TASK GOAL -> Retype the opening lines of the data exactly, stopping after the line that contains "import * as". Skip every picture.

INFORMATION SHOWN ->
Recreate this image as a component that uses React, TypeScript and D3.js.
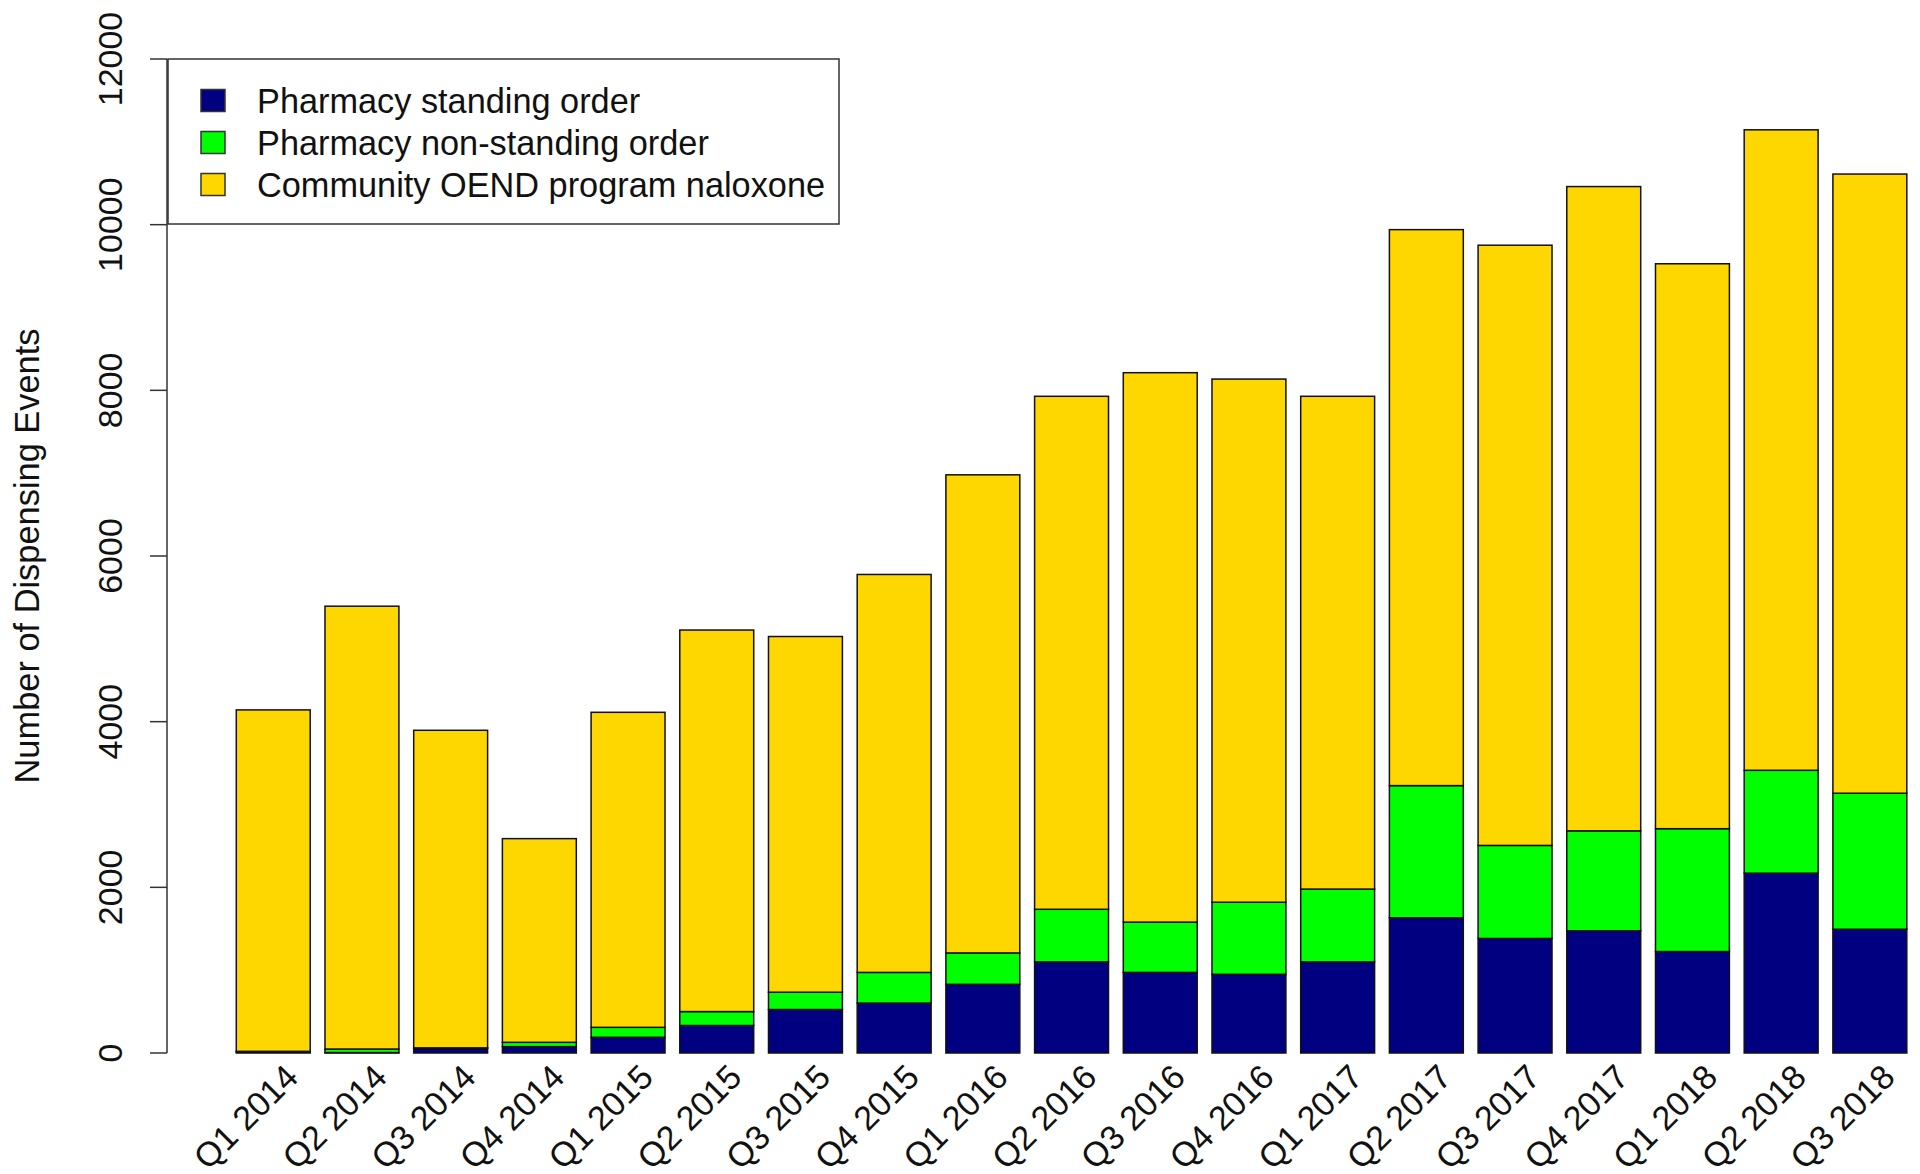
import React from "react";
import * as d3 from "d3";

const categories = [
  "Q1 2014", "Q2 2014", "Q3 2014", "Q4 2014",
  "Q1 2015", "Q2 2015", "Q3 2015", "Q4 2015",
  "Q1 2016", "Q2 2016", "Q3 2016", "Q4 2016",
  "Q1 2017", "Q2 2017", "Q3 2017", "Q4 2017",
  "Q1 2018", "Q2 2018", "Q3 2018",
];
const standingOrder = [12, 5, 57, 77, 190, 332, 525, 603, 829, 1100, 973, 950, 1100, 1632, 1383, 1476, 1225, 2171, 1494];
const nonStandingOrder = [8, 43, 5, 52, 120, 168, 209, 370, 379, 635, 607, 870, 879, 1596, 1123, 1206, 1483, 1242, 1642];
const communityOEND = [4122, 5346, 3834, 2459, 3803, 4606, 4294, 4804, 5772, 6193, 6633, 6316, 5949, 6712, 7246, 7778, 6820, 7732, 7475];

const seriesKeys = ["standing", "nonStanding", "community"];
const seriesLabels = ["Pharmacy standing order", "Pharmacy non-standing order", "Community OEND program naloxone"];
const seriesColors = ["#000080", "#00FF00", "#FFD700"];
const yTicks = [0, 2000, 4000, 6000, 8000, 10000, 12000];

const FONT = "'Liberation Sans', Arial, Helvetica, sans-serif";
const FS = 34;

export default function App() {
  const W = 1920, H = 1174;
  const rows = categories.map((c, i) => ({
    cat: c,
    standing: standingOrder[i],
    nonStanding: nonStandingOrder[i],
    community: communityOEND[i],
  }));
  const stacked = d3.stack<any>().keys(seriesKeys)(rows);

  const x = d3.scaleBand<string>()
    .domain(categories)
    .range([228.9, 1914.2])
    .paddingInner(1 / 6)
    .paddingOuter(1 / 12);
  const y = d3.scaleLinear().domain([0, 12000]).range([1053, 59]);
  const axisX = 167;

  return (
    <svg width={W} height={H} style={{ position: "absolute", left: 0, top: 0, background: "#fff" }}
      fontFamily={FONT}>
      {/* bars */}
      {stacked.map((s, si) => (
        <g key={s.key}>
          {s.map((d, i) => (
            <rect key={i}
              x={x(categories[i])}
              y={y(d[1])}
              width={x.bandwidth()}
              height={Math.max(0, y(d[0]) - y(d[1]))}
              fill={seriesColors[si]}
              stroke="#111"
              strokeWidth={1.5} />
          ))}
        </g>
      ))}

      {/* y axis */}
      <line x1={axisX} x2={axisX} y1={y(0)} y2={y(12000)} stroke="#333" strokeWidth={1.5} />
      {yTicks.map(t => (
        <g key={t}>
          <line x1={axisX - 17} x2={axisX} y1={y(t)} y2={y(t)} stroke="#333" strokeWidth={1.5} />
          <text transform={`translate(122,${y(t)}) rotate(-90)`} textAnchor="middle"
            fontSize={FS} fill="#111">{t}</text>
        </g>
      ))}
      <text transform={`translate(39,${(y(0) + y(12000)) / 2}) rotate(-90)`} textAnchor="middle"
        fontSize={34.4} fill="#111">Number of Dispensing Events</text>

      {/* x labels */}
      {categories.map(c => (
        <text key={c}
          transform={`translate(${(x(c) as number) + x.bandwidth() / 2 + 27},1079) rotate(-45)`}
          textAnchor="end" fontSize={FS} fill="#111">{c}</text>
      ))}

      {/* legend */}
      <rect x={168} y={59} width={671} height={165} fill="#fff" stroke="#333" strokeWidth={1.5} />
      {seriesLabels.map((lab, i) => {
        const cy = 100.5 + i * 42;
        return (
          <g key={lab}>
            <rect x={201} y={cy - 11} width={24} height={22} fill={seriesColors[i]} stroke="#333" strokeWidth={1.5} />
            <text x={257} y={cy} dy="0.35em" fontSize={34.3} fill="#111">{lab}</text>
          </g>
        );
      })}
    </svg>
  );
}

FINAL RESULT ->
Recreate this image as a component that uses React, TypeScript and D3.js.
import React from "react";
import * as d3 from "d3";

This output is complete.